Can You Buy a Home With a New Job in 2026?

by Brenda Bianchi

Can You Buy a Home With a New Job? What Lenders Really Look For

Changing jobs is often a sign of progress, whether it involves a higher salary, a new career path, or a relocation. But for prospective homebuyers, a new position can raise an immediate question: will lenders approve a mortgage without a long employment history?

The answer is more nuanced than many expect. While stability remains a key factor in mortgage approval, a new job does not automatically disqualify a buyer. In fact, under the right conditions, it may have little impact at all.

In markets like Pinellas County, where buyers frequently relocate for work or shift roles within growing industries, understanding how employment changes affect the homebuying process is essential.

Why Employment History Matters to Lenders

Mortgage lenders evaluate risk by examining a borrower’s ability to repay a loan over time. Employment history plays a central role in that assessment.

Traditionally, lenders prefer to see a consistent two year work history. This does not necessarily mean two years with the same employer, but rather a stable pattern of income within the same field or industry.

A new job can raise questions about continuity, particularly if the change involves a different line of work or compensation structure. However, lenders focus less on the job change itself and more on whether the borrower’s income is stable and likely to continue.

When a New Job Is Not a Problem

In many cases, starting a new job will not negatively affect a mortgage application.

If the new position is within the same industry and offers similar or higher pay, lenders often view the transition as a positive or neutral development. For example, a buyer moving from one salaried role to another within the same profession may meet underwriting standards without difficulty.

A formal job offer letter can also support the application, especially if it confirms salary, start date, and employment terms. In some situations, lenders may approve a loan based on an offer letter alone, provided the borrower begins work before closing.

In regions like Pinellas County, where healthcare, tourism, and remote work opportunities continue to expand, job transitions are common and frequently accommodated by lenders.

Situations That May Require Additional Scrutiny

Not all employment changes are treated equally.

Buyers who move into commission based roles, self employment, or positions with variable income may face additional documentation requirements. Lenders typically prefer to see a history of earnings in these cases, often spanning one to two years.

Similarly, a significant change in industry can raise questions about income stability. A transition from a salaried corporate role to a new field without prior experience may require further review.

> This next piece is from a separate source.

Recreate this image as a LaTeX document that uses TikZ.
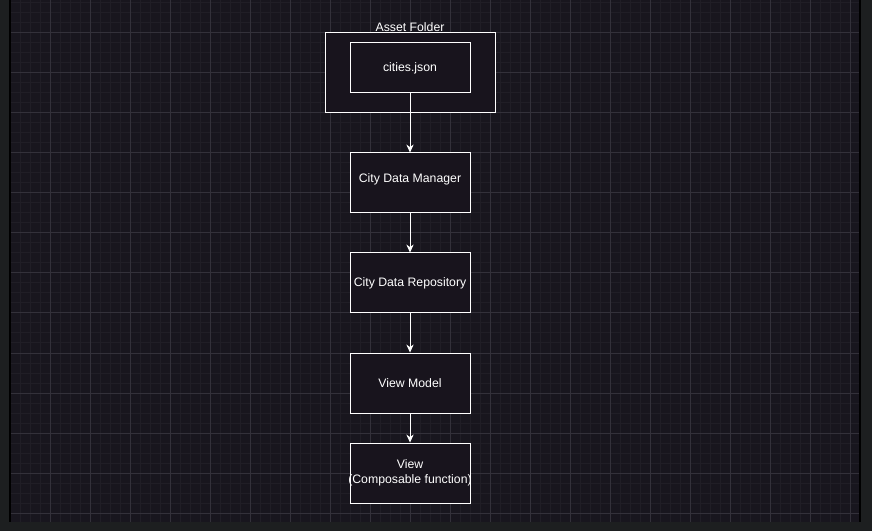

Gaps between jobs can also affect the application. Extended periods without income may prompt lenders to request explanations or additional financial reserves.

Income Type and Documentation

The type of income a borrower earns plays a critical role in how a new job is evaluated.

Salaried employees generally have the most straightforward path, as their income is predictable and easier to verify. Hourly workers may also qualify, though lenders may look at average hours worked.

Commission, bonus, and overtime income often require a documented history to be considered. Without that history, lenders may exclude these earnings from the qualification process, potentially reducing purchasing power.

Buyers in Pinellas County who rely on seasonal or tourism related income may encounter this dynamic, particularly if earnings fluctuate throughout the year.

Timing Matters in the Buying Process

The timing of a job change can influence the homebuying process.

Starting a new job before applying for a mortgage is typically less complicated than changing jobs during the transaction. Lenders verify employment status shortly before closing, and unexpected changes can delay or disrupt approval.

Buyers planning a job transition may benefit from coordinating timing carefully. In some cases, waiting until after closing to make a significant career change can simplify the process.

Local Market Considerations

Pinellas County’s housing market continues to attract a mix of local buyers, relocations, and remote workers. As employment patterns evolve, lenders have adapted to accommodate a wider range of income scenarios.

However, housing costs, insurance requirements, and overall affordability remain important considerations. Buyers entering the market with a new job should ensure that their income supports not only the mortgage payment but also ongoing ownership expenses.

Preparation, including maintaining strong credit and sufficient savings, can offset concerns related to employment changes.

The Bottom Line

Buying a home with a new job is entirely possible, but the outcome depends on the nature of the employment change and the borrower’s overall financial profile.

Lenders are less concerned with job titles and more focused on income stability, consistency, and the likelihood of continued earnings. For buyers who can demonstrate these factors, a new job may not present a significant barrier.

In a market like Pinellas County, where career mobility and housing demand often intersect, understanding how lenders evaluate employment can help buyers move forward with greater clarity and confidence.


Frequently Asked Questions

Can you get approved for a mortgage before starting a new job?
In some cases, yes. Lenders may accept a signed offer letter as proof of future income, especially for salaried positions with a confirmed start date.

Does changing careers affect mortgage approval?
It can. A shift to a different industry or a role with variable income may require additional documentation or a longer income history.

Is it risky to change jobs during the homebuying process?
It can be. Lenders verify employment before closing, and unexpected changes may delay approval or require reevaluation of the loan.